4 min read

The Side Part: Week 26 – The Grandness

The Side Part: Week 26 – The Grandness
USATSI

USATSI

In the throes of Game 2, when we were all deep in them begging for stops, it felt as if the game wasn’t the Thunder’s. Jumpers weren’t falling, Durant couldn’t shake himself loose, Z-Bo was taking people out to the buffet — CiCi’s Pizza style. Food just kept coming for him. Offensively we were bad and defensively, when it mattered, we were worse. Stops were not coming. It was Memphis’ night.

But then, down five, the corner shot of destiny got dropped through the net by angels that must’ve been hanging out on Reno Ave, having given up on trying to get a table at Zio’s because there was too long of a wait and they’d refused to sit at the bar. And 1. How had he hit that? How on earth or any other planet had he hit that? It breathed air back into the lungs of The Peake and we were all reminded yet again that Kevin Durant, for all his Tony Allen driven semi-struggles this series (dude’s averaging 34 through the first two games so, you know, chill out some), is still an alien capable of miracles. He makes the free throw.

Then a foul. They only hit one. Hey, this might happen, I say to a wall. Then it does. Kendrick Perkins follows up a missed jumper with a put back and the ball seems like it’s really deciding how much it likes Perkins and if it’s enough to give him this. It decides Perk might need a make more than any other player in the league and it falls through the net at the buzzer, the edges of the backboard glinting bright red as Perkins begins to get mobbed.

If Perkins had missed that bunny of a put back, I really shudder to think what the Internet – I include myself in that bunch – would’ve done. He’s killed fairly endlessly by NBA Twitter, for good reason most times, but this would’ve set a new precedent for the world going to town on someone. It would’ve been difficult to live that down if only because people are actively looking for ways to prove how awful Perkins is on a basketball floor. The man with all the unseen intangibles, the basketball gods had finally given him something that he could point to and say, “See? See? I’m worth something somewhere that isn’t a locker room.”

It felt good to cheer for Perk after that. And not just because it was a huge shot and it meant the game was going into OT. It felt good to cheer for him because if any dude had some goodness coming his way for just continuing to play hard, it was Perk. For all his faults, effort has never been one of them. The guy works. And it was fitting that he had a moment that was only his because he worked for the position that made it so. If Steven Adams makes that shot the celebration is different. Just as loud, but less happy, less amazed. I don’t know if that makes sense.

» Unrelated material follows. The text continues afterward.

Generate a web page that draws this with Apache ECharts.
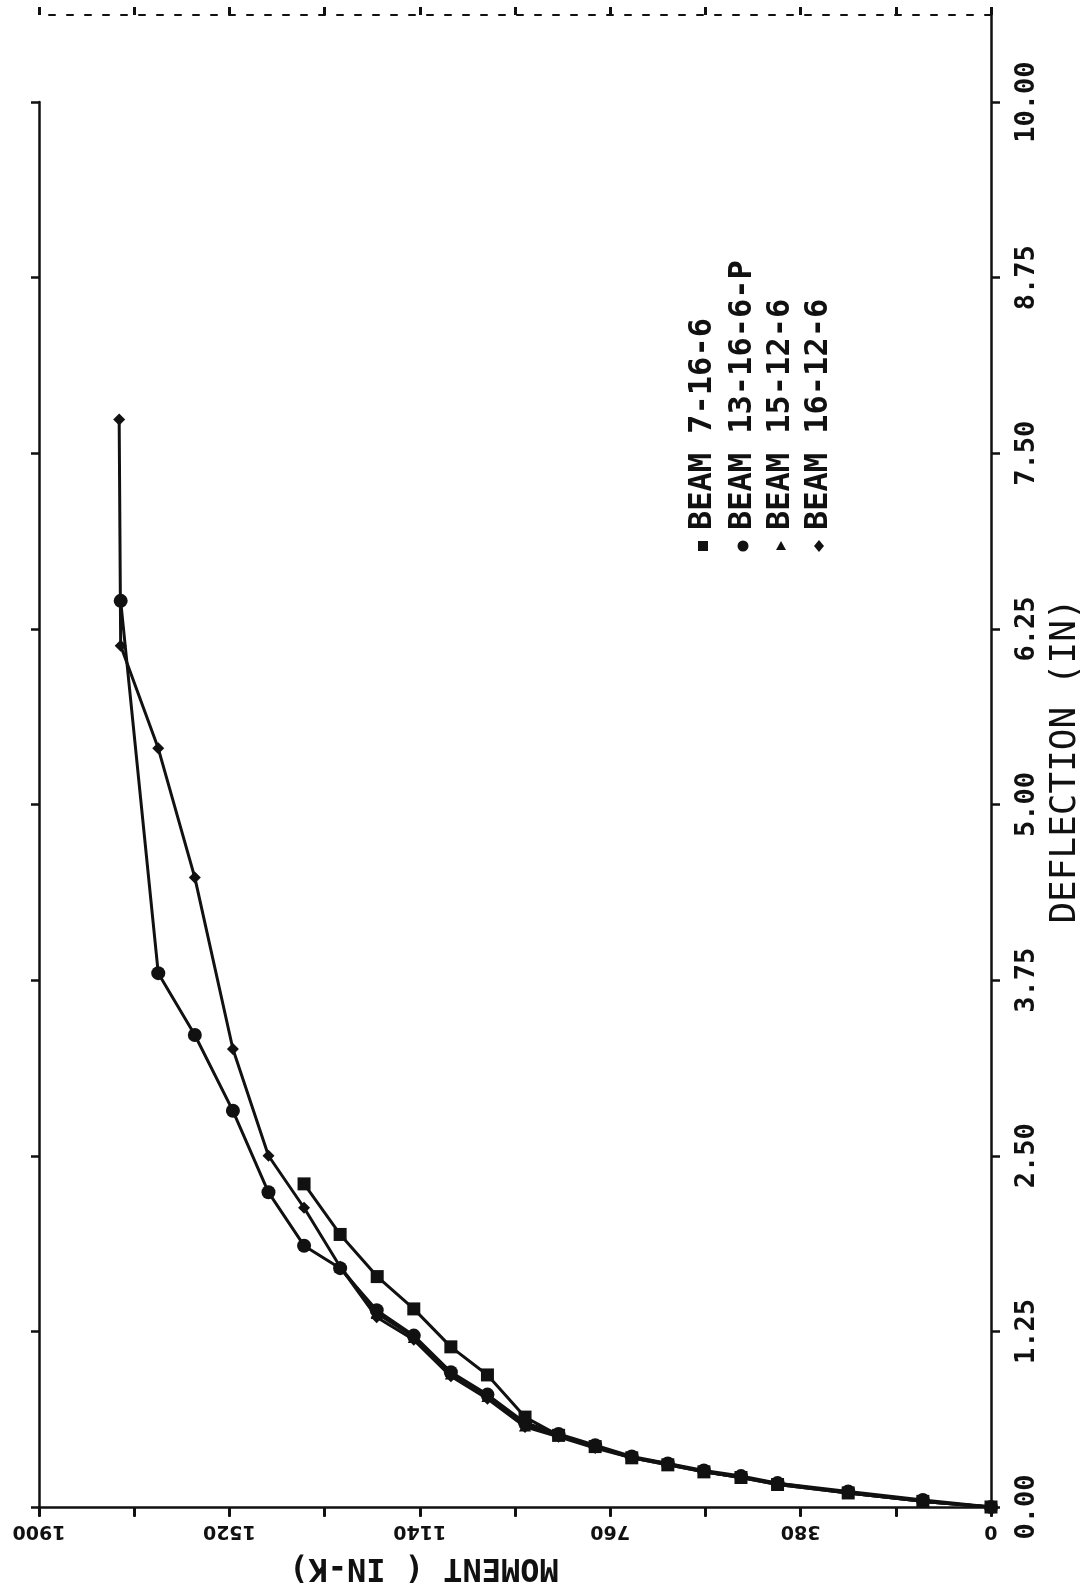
<!DOCTYPE html>
<html>
<head>
<meta charset="utf-8">
<script src="https://cdn.jsdelivr.net/npm/echarts@6/dist/echarts.min.js"></script>
<style>
  html, body { margin: 0; padding: 0; background: #ffffff; }
  #chart { width: 1087px; height: 1590px; }
</style>
</head>
<body>
<div id="chart"></div>
<script>
// Moment (in-k) vs. deflection (in) for four test beams
const beamNames = ['BEAM 7-16-6', 'BEAM 13-16-6-P', 'BEAM 15-12-6', 'BEAM 16-12-6'];
const beamSymbols = ['rect', 'circle', 'triangle', 'diamond'];

// BEAM 7-16-6
const moment7 = [0, 136, 285, 426, 499, 573, 645, 717, 790, 863, 930, 1005, 1078, 1152, 1225, 1299, 1371];
const defl7   = [0, 0.04, 0.10, 0.16, 0.21, 0.25, 0.30, 0.35, 0.43, 0.51, 0.64, 0.94, 1.14, 1.41, 1.64, 1.94, 2.30];

// BEAM 13-16-6-P
const moment13 = [0, 136, 285, 426, 499, 573, 645, 717, 790, 863, 930, 1005, 1078, 1152, 1226, 1299, 1371, 1442, 1513, 1589, 1662, 1737];
const defl13   = [0, 0.05, 0.11, 0.17, 0.22, 0.26, 0.31, 0.36, 0.44, 0.52, 0.60, 0.80, 0.96, 1.22, 1.40, 1.70, 1.86, 2.24, 2.82, 3.36, 3.80, 6.45];

// BEAM 15-12-6
const moment15 = [0, 136, 285, 426, 499, 573, 645, 717, 790, 863, 930, 1005, 1078, 1152, 1226, 1299];
const defl15   = [0, 0.04, 0.10, 0.17, 0.21, 0.25, 0.31, 0.35, 0.43, 0.51, 0.58, 0.79, 0.95, 1.21, 1.38, 1.71];

// BEAM 16-12-6
const moment16 = [0, 136, 285, 426, 499, 573, 645, 717, 790, 863, 930, 1005, 1078, 1152, 1226, 1299, 1371, 1442, 1513, 1589, 1662, 1737, 1740];
const defl16   = [0, 0.04, 0.10, 0.16, 0.21, 0.25, 0.30, 0.35, 0.42, 0.50, 0.57, 0.77, 0.93, 1.19, 1.35, 1.71, 2.13, 2.50, 3.26, 4.48, 5.40, 6.13, 7.74];

const beamMoments = [moment7, moment13, moment15, moment16];
const beamDefls = [defl7, defl13, defl15, defl16];
const beamSymbolSizes = [13, 14, 12, 12];

// Axis scales
const momentMin = 0, momentMax = 1900, momentStep = 190, momentLabelStep = 380;
const deflMin = 0, deflTop = 10, deflFrameTop = 10.62, deflStep = 1.25;

const FONT = "'DejaVu Sans Mono', 'Liberation Mono', monospace";
const INK = '#111111';

const chart = echarts.init(document.getElementById('chart'), null, { renderer: 'canvas' });

function pairs(xs, ys) { return xs.map((x, i) => [x, ys[i]]); }

const series = beamNames.map((name, i) => ({
  name: name,
  type: 'line',
  xAxisIndex: 0,
  yAxisIndex: 0,
  data: pairs(beamMoments[i], beamDefls[i]),
  symbol: beamSymbols[i],
  symbolSize: beamSymbolSizes[i],
  showAllSymbol: true,
  lineStyle: { color: INK, width: 3 },
  itemStyle: { color: INK },
  emphasis: { disabled: true },
  animation: false,
  z: 5
}));

const momentAxisBase = {
  type: 'value', min: momentMin, max: momentMax, interval: momentStep, inverse: true,
  splitLine: { show: false }
};

// Rotated legend block: key marks below, names reading upward
const legendX = [703, 743, 781, 819];
const legendKeyY = 546;
const legendTextY = 530;
const legendGraphics = [];
beamNames.forEach((name, i) => {
  legendGraphics.push({
    type: 'text',
    x: legendX[i], y: legendTextY,
    rotation: Math.PI / 2,
    style: {
      text: name, fill: INK, font: "bold 32px " + FONT,
      textAlign: 'left', textVerticalAlign: 'middle'
    },
    z: 10
  });
  const cx = legendX[i], cy = legendKeyY;
  let shape;
  if (beamSymbols[i] === 'rect') {
    shape = { type: 'rect', shape: { x: cx - 5, y: cy - 5, width: 10, height: 10 } };
  } else if (beamSymbols[i] === 'circle') {
    shape = { type: 'circle', shape: { cx: cx, cy: cy, r: 5.5 } };
  } else if (beamSymbols[i] === 'triangle') {
    shape = { type: 'polygon', shape: { points: [[cx, cy - 5], [cx + 5, cy + 4], [cx - 5, cy + 4]] } };
  } else {
    shape = { type: 'polygon', shape: { points: [[cx, cy - 6], [cx + 5, cy], [cx, cy + 6], [cx - 5, cy]] } };
  }
  shape.style = { fill: INK };
  shape.z = 10;
  legendGraphics.push(shape);
});

const option = {
  backgroundColor: '#ffffff',
  animation: false,
  grid: [
    { left: 39, right: 96, top: 15, bottom: 83, containLabel: false, outerBoundsMode: 'none' },
    { left: 39, right: 96, top: 102, bottom: 83, containLabel: false, outerBoundsMode: 'none' }
  ],
  xAxis: [
    Object.assign({}, momentAxisBase, {
      gridIndex: 0, position: 'bottom',
      name: 'MOMENT ( IN-K)', nameLocation: 'middle', nameGap: 44, nameRotate: 180,
      nameTextStyle: { color: INK, fontFamily: FONT, fontSize: 32, fontWeight: 'bold', padding: [0, 0, 0, 182] },
      axisLine: { show: true, onZero: false, lineStyle: { color: INK, width: 2.5 } },
      axisTick: { show: true, inside: false, length: 10, lineStyle: { color: INK, width: 2.5 } },
      axisLabel: {
        show: true, rotate: 180, margin: 14, color: INK,
        fontFamily: "'DejaVu Sans', sans-serif", fontSize: 19, fontWeight: 'bold',
        formatter: v => (Math.abs(v % momentLabelStep) < 1e-6 ? String(v) : '')
      }
    }),
    Object.assign({}, momentAxisBase, {
      gridIndex: 0, position: 'top',
      axisLine: { show: true, onZero: false, lineStyle: { color: INK, width: 2, type: [6, 12] } },
      axisTick: { show: true, inside: false, length: 8, lineStyle: { color: INK, width: 3 } },
      axisLabel: { show: false }
    }),
    Object.assign({}, momentAxisBase, {
      gridIndex: 0, position: 'top',
      axisLine: { show: false },
      axisTick: { show: true, inside: true, length: 9, lineStyle: { color: INK, width: 3 } },
      axisLabel: { show: false }
    }),
    Object.assign({}, momentAxisBase, {
      gridIndex: 1, show: false
    })
  ],
  yAxis: [
    {
      type: 'value', gridIndex: 0, position: 'right',
      min: deflMin, max: deflFrameTop, interval: deflStep,
      name: 'DEFLECTION (IN)', nameLocation: 'middle', nameGap: 56, nameRotate: 90,
      nameTextStyle: { color: INK, fontFamily: FONT, fontSize: 36 },
      axisLine: { show: true, onZero: false, lineStyle: { color: INK, width: 2.5 } },
      axisTick: { show: true, inside: false, length: 9, lineStyle: { color: INK, width: 2.5 } },
      axisLabel: {
        show: true, rotate: 90, margin: 22, color: INK,
        fontFamily: FONT, fontSize: 27, fontWeight: 'bold',
        showMaxLabel: false,
        formatter: v => (v <= deflTop + 1e-6 ? v.toFixed(2) : '')
      },
      splitLine: { show: false }
    },
    {
      type: 'value', gridIndex: 1, position: 'left',
      min: deflMin, max: deflTop, interval: deflStep,
      axisLine: { show: true, onZero: false, lineStyle: { color: INK, width: 2.5 } },
      axisTick: { show: true, inside: false, length: 8, lineStyle: { color: INK, width: 2.5 } },
      axisLabel: { show: false },
      splitLine: { show: false }
    },
    {
      type: 'value', gridIndex: 1, position: 'left',
      min: deflMin, max: deflTop, interval: deflStep,
      axisLine: { show: false },
      axisTick: { show: true, inside: true, length: 8, lineStyle: { color: INK, width: 2.5 } },
      axisLabel: { show: false },
      splitLine: { show: false }
    }
  ],
  graphic: legendGraphics,
  series: series
};

chart.setOption(option);
</script>
</body>
</html>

And as you do, I thought, briefly through the commercial break, that the game was now the Thunder’s. They’d withstood several haymakers from the Grizz and just kept bouncing back and now momentum was sprinting with us. We ran with it on the beach with dogs and children and the wind behind us. We’d all be at Chelino’s soon, partying, asking for more tortillas because sleep does not come for us on this night. We go until the sun starts peaking up over Devon Tower then we walk over to the Sonic building and bang on the walls until they bring us toaster sanwiches. And have TJ Jagadowski deliver them. Him and Hasheem Thabeet. He’s not doing anything.

But the grand and perfect ending did not come. It rose up out of the ground for a brief moment and then Z-Bo hit it in the head with a shovel. What the Thunder thought was their happy fate fell back under the earth, knocked out cold by a team that is always just a little tougher than you or I remember. It was not their night. And I guess, even in the moments of jubilation post Durant and Perkins makes, it never had been. Those things were teases. Sirens serenading us all with B.B. King standards, yanking us toward rocks with Tony Allen’s face on them.

The Grizzlies are not interested in grandness and at a time in the game when it seemed as if everything was headed the Thunder’s way, the Grizz just took the game into their barbecue stained hands again. They continued to iso Randolph in the mid post just outside the right block and he was feasting, fouling out Perkins quickly once overtime had begun. It was just so coldly anti-climactic, everyone getting Men In Black light flashed all at once to forget the moment Perk had just given us all. Sometimes fairy tales aren’t in the cards.

You cannot just wound the Grizzlies and expect them to lay down. This is a team, the Grizzlies, whose neck you have to break. Then you have to shoot them in the head.

The series is a long ways from being over. The Thunder did not play particularly well on either end of the floor and they still had their chances to win the game. That is weirdly encouraging. But this is the battle that everyone knew it would be. We might as well get comfortable, this series isn’t going anywhere for awhile.